Give an exact transcription of every line, dropping the images.

====== SUPPLIED DATA

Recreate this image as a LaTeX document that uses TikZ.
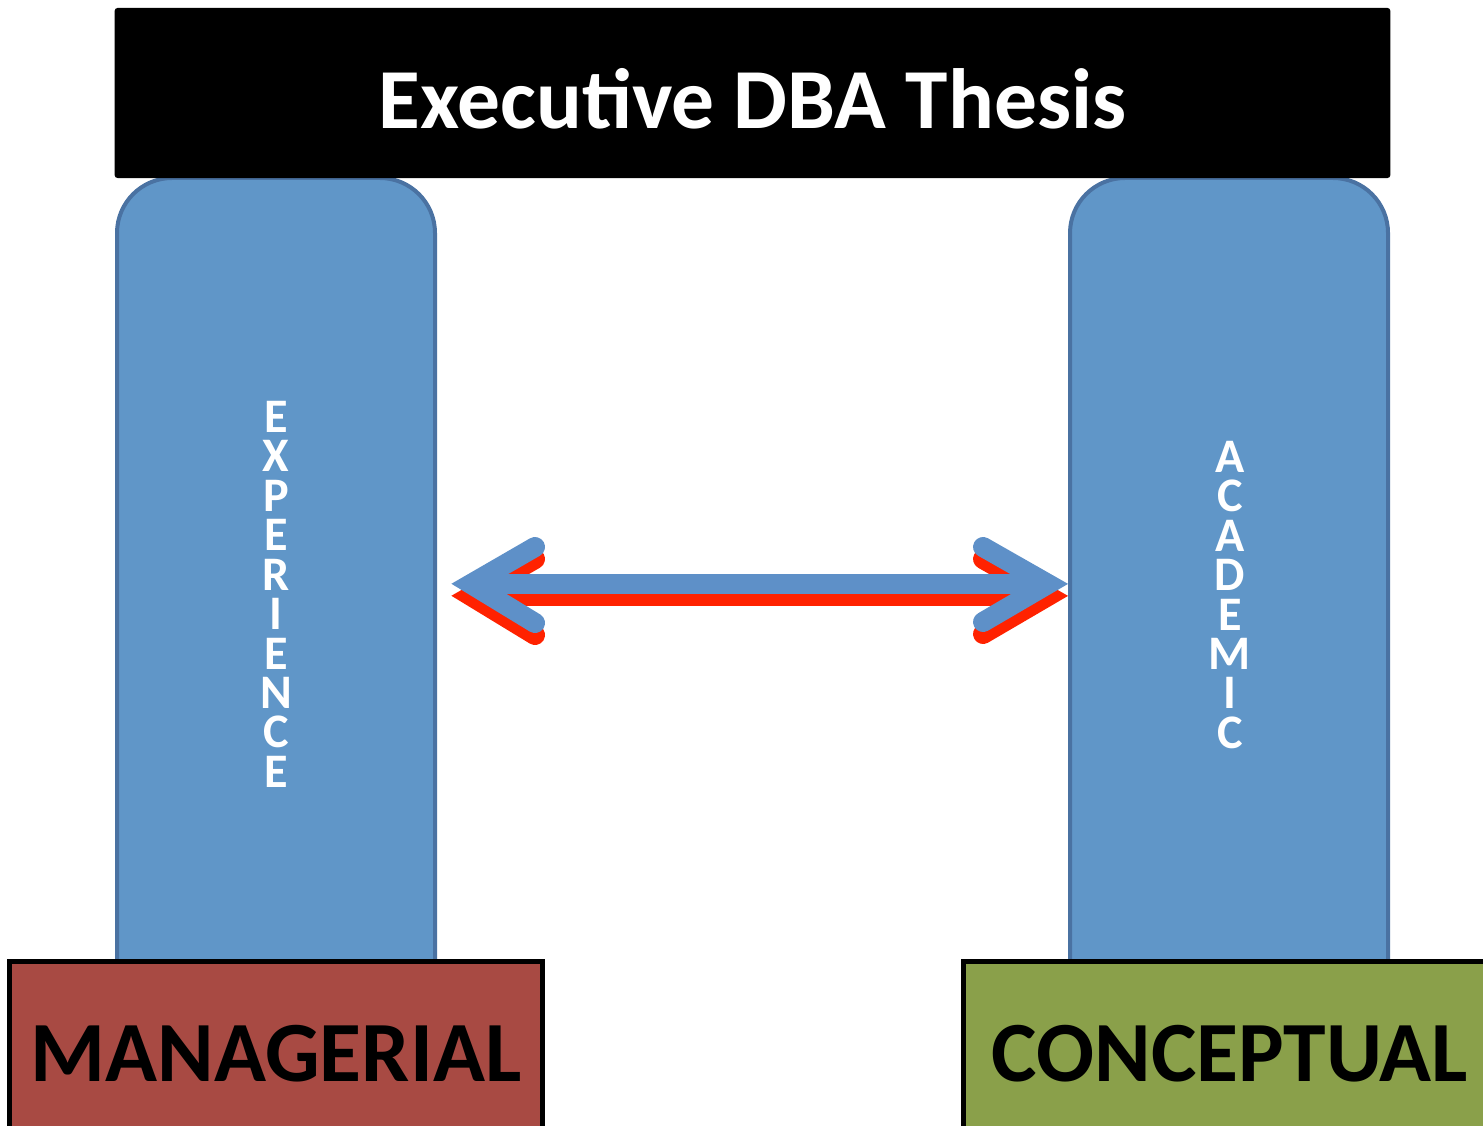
\documentclass[tikz,border=0pt]{standalone}
\usepackage{fontspec}
\setmainfont{Carlito}
\definecolor{pillarblue}{HTML}{6096C8}
\definecolor{pillaredge}{HTML}{4A72A2}
\definecolor{arrowblue}{HTML}{5E90C8}
\definecolor{shadowred}{HTML}{FF2200}
\definecolor{managered}{HTML}{A84A43}
\definecolor{conceptgreen}{HTML}{8AA04A}

\begin{document}
\begin{tikzpicture}[x=0.01cm,y=-0.01cm,
    pillar/.style={fill=pillarblue, draw=pillaredge, line width=0.04cm, rounded corners=0.55cm},
    pillartext/.style={text=white, align=center, font=\fontsize{13.7}{11.21}\selectfont\bfseries, inner sep=0pt},
    basebox/.style={draw=black, line width=0.05cm, minimum width=5.32cm, minimum height=1.83cm,
        font=\fontsize{24.4}{27}\selectfont\bfseries, inner sep=0pt},
    chevron/.style={line width=0.2cm, line cap=round, line join=miter}]
    \useasboundingbox (0,0) rectangle (1483,1125);
    \clip (0,0) rectangle (1483,1125);

    % pillars
    \draw[pillar] (117,990) -- (117,178) -- (435,178) -- (435,990);
    \draw[pillar] (1070,990) -- (1070,178) -- (1388,178) -- (1388,990);

    % roof
    \node[fill=black, rounded corners=0.03cm, minimum width=12.75cm, minimum height=1.7cm,
          text=white, text height=0.72cm, inner sep=0pt,
          font=\fontsize{24.3}{28}\selectfont\bfseries] (thesis) at (752.5,93)
          {Executive DBA Thesis};

    % letters stacked on the pillars
    \node[pillartext] (experience) at (276,594.3) {E\\X\\P\\E\\R\\I\\E\\N\\C\\E};
    \node[pillartext] (academic) at (1230,594.9) {A\\C\\A\\D\\E\\M\\I\\C};

    % double arrow, red shadow first
    \coordinate (lefttip) at (471,584);
    \coordinate (righttip) at (1048,584);
    \draw[chevron, shadowred] (535,559) -- ([yshift=-0.12cm]lefttip) -- (535,635);
    \draw[chevron, shadowred] (983,559) -- ([yshift=-0.12cm]righttip) -- (983,634);
    \draw[line width=0.2cm, shadowred] ([yshift=-0.12cm]lefttip) -- ([yshift=-0.12cm]righttip);
    \draw[chevron, arrowblue] (535,547) -- (lefttip) -- (535,623);
    \draw[chevron, arrowblue] (983,547) -- (righttip) -- (983,622);
    \draw[line width=0.2cm, arrowblue] (lefttip) -- (righttip);

    % bases
    \node[basebox, fill=managered] (managerial) at (276,1053.5) {MANAGERIAL};
    \node[basebox, fill=conceptgreen] (conceptual) at (1230,1053.5) {CONCEPTUAL};
\end{tikzpicture}
\end{document}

============

FINISHED TASK:
Recreate this image as a LaTeX document that uses TikZ.
\documentclass[tikz,border=0pt]{standalone}
\usepackage{fontspec}
\setmainfont{Carlito}
\definecolor{pillarblue}{HTML}{6096C8}
\definecolor{pillaredge}{HTML}{4A72A2}
\definecolor{arrowblue}{HTML}{5E90C8}
\definecolor{shadowred}{HTML}{FF2200}
\definecolor{managered}{HTML}{A84A43}
\definecolor{conceptgreen}{HTML}{8AA04A}

\begin{document}
\begin{tikzpicture}[x=0.01cm,y=-0.01cm,
    pillar/.style={fill=pillarblue, draw=pillaredge, line width=0.04cm, rounded corners=0.55cm},
    pillartext/.style={text=white, align=center, font=\fontsize{13.7}{11.21}\selectfont\bfseries, inner sep=0pt},
    basebox/.style={draw=black, line width=0.05cm, minimum width=5.32cm, minimum height=1.83cm,
        font=\fontsize{24.4}{27}\selectfont\bfseries, inner sep=0pt},
    chevron/.style={line width=0.2cm, line cap=round, line join=miter}]
    \useasboundingbox (0,0) rectangle (1483,1125);
    \clip (0,0) rectangle (1483,1125);

    % pillars
    \draw[pillar] (117,990) -- (117,178) -- (435,178) -- (435,990);
    \draw[pillar] (1070,990) -- (1070,178) -- (1388,178) -- (1388,990);

    % roof
    \node[fill=black, rounded corners=0.03cm, minimum width=12.75cm, minimum height=1.7cm,
          text=white, text height=0.72cm, inner sep=0pt,
          font=\fontsize{24.3}{28}\selectfont\bfseries] (thesis) at (752.5,93)
          {Executive DBA Thesis};

    % letters stacked on the pillars
    \node[pillartext] (experience) at (276,594.3) {E\\X\\P\\E\\R\\I\\E\\N\\C\\E};
    \node[pillartext] (academic) at (1230,594.9) {A\\C\\A\\D\\E\\M\\I\\C};

    % double arrow, red shadow first
    \coordinate (lefttip) at (471,584);
    \coordinate (righttip) at (1048,584);
    \draw[chevron, shadowred] (535,559) -- ([yshift=-0.12cm]lefttip) -- (535,635);
    \draw[chevron, shadowred] (983,559) -- ([yshift=-0.12cm]righttip) -- (983,634);
    \draw[line width=0.2cm, shadowred] ([yshift=-0.12cm]lefttip) -- ([yshift=-0.12cm]righttip);
    \draw[chevron, arrowblue] (535,547) -- (lefttip) -- (535,623);
    \draw[chevron, arrowblue] (983,547) -- (righttip) -- (983,622);
    \draw[line width=0.2cm, arrowblue] (lefttip) -- (righttip);

    % bases
    \node[basebox, fill=managered] (managerial) at (276,1053.5) {MANAGERIAL};
    \node[basebox, fill=conceptgreen] (conceptual) at (1230,1053.5) {CONCEPTUAL};
\end{tikzpicture}
\end{document}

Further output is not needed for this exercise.